_Stated exercise:_ Copy, in full, each line of the material that holds the word "this".

== Exercise inputs

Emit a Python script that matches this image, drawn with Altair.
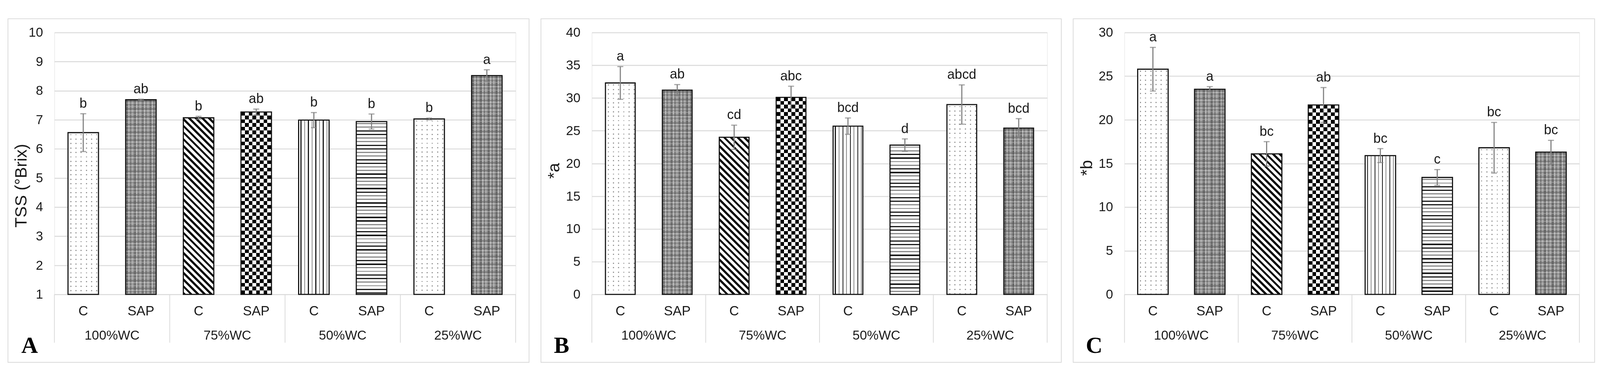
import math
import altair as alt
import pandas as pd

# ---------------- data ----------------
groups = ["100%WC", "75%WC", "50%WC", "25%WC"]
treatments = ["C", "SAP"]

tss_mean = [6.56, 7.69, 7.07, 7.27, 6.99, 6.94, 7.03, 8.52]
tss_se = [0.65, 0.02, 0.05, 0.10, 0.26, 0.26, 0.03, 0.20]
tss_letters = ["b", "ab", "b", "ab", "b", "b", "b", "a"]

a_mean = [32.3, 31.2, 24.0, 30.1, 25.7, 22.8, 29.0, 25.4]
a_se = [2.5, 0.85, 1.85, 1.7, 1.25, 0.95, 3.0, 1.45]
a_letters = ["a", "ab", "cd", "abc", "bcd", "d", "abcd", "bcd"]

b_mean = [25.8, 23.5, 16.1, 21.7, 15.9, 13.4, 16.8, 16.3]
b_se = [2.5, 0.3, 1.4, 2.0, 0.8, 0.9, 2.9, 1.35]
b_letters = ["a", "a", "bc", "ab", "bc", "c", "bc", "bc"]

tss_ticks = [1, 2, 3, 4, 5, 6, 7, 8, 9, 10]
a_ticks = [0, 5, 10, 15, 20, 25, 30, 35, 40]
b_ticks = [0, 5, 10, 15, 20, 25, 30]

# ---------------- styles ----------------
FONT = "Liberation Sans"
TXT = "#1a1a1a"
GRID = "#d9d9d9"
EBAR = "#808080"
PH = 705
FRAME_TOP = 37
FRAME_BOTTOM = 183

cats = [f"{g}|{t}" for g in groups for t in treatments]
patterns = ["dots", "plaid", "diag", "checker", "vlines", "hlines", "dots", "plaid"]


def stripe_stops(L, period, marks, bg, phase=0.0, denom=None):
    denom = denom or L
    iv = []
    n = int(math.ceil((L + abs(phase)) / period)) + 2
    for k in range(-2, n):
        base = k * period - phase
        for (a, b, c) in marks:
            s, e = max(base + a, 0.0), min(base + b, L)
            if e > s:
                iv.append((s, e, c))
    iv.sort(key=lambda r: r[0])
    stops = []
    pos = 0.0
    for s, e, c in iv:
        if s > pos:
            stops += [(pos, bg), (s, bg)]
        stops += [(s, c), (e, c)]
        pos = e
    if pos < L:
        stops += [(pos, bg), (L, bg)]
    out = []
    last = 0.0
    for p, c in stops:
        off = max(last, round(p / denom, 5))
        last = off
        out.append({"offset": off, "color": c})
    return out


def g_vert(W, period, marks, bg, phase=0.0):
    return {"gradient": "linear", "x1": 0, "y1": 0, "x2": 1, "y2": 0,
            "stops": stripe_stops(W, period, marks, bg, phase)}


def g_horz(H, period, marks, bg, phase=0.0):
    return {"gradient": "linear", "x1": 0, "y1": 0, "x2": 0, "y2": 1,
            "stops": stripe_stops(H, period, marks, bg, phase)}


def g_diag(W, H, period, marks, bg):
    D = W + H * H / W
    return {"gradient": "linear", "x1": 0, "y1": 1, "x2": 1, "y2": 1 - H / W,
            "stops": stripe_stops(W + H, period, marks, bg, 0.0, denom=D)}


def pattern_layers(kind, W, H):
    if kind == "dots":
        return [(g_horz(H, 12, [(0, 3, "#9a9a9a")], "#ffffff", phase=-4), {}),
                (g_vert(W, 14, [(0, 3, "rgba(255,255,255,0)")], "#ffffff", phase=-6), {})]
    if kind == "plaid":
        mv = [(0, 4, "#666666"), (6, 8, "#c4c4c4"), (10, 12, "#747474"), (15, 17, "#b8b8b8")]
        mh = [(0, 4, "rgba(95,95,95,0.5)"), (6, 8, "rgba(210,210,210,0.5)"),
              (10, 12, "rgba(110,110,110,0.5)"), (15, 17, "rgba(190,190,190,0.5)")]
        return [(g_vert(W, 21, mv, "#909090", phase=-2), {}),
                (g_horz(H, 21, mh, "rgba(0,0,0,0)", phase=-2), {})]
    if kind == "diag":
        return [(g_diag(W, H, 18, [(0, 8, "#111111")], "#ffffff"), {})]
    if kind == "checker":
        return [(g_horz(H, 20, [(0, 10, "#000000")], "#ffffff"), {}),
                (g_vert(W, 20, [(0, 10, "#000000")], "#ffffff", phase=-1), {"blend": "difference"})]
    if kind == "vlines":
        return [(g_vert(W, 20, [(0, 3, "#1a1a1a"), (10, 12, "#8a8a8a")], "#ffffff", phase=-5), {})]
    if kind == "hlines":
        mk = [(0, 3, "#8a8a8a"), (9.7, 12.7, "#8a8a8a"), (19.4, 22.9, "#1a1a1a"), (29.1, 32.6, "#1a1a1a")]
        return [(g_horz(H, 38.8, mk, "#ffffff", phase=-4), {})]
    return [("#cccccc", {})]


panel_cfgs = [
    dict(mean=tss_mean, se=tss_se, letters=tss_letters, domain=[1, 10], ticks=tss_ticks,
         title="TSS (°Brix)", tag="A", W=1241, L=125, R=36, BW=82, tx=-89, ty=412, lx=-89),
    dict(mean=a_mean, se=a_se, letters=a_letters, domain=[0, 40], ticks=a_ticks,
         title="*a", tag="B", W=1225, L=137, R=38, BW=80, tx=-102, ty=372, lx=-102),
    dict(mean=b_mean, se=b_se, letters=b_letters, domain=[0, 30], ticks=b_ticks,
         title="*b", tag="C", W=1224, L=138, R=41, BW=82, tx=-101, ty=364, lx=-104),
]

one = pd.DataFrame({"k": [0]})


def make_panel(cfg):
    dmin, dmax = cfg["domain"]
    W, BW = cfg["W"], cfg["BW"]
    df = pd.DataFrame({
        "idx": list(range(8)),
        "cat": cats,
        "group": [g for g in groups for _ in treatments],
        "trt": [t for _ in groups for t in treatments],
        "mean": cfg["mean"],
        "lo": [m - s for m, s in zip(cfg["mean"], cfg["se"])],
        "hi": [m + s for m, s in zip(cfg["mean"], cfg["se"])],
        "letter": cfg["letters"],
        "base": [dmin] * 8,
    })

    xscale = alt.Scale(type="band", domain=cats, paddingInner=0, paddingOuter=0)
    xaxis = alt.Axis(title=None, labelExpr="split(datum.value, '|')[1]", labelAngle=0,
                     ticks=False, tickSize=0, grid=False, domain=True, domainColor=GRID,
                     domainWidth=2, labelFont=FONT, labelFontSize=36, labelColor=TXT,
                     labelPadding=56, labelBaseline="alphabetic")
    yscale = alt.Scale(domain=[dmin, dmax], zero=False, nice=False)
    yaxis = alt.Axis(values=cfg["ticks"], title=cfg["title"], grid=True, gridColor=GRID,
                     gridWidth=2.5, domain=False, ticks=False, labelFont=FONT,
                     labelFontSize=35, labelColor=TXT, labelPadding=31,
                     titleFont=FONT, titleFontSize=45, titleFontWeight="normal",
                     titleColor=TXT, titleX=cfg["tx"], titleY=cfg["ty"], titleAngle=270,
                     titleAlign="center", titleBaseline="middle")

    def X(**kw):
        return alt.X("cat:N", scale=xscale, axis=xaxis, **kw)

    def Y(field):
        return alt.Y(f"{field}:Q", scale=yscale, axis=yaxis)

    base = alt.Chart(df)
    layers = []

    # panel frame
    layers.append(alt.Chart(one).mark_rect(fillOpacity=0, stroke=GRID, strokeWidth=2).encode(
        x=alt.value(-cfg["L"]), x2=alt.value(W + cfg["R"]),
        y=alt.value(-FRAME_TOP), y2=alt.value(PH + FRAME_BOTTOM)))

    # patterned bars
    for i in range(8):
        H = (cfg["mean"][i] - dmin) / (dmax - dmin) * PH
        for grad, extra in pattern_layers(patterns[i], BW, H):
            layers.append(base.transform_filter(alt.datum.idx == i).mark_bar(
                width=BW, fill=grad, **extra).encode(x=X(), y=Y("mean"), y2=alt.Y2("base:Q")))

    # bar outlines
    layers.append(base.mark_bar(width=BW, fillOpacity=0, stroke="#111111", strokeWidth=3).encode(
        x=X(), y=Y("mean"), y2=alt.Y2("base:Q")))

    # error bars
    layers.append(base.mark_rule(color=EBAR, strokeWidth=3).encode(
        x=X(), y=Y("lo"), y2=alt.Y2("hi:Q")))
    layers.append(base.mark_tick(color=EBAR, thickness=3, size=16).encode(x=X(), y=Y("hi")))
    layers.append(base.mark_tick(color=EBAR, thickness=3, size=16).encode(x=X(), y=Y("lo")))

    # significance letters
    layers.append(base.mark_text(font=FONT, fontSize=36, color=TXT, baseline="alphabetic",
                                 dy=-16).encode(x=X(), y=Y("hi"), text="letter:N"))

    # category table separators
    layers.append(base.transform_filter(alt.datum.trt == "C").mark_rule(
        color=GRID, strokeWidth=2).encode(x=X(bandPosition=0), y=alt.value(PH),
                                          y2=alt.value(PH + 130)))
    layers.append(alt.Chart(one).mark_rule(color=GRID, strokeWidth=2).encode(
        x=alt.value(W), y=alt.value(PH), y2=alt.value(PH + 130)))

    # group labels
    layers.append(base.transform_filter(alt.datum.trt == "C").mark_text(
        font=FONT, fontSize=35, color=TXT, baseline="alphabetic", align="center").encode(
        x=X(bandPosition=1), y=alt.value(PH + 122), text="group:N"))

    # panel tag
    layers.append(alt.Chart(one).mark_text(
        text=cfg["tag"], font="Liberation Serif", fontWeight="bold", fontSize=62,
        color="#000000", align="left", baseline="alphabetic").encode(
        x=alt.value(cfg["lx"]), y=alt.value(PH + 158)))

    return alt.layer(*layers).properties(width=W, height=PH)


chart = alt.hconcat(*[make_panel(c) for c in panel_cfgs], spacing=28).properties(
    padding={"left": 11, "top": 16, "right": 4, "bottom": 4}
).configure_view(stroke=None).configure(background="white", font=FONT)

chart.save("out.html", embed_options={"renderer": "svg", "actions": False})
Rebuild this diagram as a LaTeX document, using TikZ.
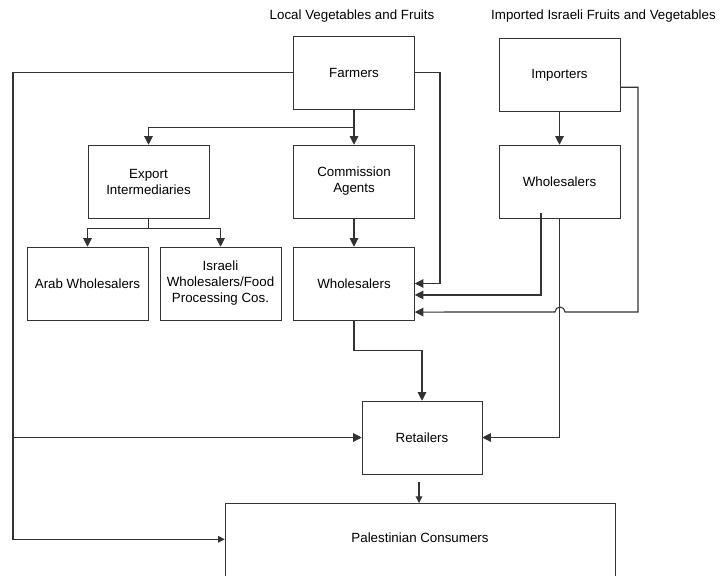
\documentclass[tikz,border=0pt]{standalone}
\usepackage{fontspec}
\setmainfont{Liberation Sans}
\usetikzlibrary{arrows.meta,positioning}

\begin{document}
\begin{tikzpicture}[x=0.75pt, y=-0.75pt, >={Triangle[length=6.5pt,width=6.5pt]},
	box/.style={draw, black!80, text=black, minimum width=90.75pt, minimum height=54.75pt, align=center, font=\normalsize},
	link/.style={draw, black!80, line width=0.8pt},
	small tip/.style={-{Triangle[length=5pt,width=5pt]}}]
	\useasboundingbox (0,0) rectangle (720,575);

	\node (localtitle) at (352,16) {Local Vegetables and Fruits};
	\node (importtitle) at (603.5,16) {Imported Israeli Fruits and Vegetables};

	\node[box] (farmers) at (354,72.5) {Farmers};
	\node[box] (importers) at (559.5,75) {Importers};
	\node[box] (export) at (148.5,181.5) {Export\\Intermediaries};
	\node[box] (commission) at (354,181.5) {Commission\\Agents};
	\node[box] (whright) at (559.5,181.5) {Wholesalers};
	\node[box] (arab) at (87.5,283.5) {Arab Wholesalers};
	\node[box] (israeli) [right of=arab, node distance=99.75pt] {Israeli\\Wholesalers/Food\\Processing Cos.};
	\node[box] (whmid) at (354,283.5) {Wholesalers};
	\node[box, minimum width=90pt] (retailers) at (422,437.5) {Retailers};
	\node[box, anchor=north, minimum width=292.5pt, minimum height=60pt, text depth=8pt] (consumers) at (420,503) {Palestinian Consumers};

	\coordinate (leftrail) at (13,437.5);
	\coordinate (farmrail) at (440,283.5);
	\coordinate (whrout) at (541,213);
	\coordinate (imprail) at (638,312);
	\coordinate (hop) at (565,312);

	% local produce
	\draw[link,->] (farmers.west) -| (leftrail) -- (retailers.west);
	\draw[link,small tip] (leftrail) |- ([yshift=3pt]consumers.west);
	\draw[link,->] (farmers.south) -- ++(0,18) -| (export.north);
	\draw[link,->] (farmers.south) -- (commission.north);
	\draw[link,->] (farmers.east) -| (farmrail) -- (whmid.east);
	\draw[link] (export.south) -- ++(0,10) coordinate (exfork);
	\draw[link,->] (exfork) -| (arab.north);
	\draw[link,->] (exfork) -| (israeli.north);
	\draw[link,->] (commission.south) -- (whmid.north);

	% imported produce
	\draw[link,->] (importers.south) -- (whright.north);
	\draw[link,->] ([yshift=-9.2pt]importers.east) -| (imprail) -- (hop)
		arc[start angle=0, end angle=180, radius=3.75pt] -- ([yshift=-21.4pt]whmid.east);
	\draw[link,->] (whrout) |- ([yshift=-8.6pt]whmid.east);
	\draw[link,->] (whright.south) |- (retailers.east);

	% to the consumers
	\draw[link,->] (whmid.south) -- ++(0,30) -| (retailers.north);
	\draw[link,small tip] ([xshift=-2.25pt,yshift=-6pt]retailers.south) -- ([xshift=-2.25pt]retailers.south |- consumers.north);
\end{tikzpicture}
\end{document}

====

_Solution:_
Emit a Python script that matches this image, drawn with Altair.
Rebuild this diagram as a LaTeX document, using TikZ.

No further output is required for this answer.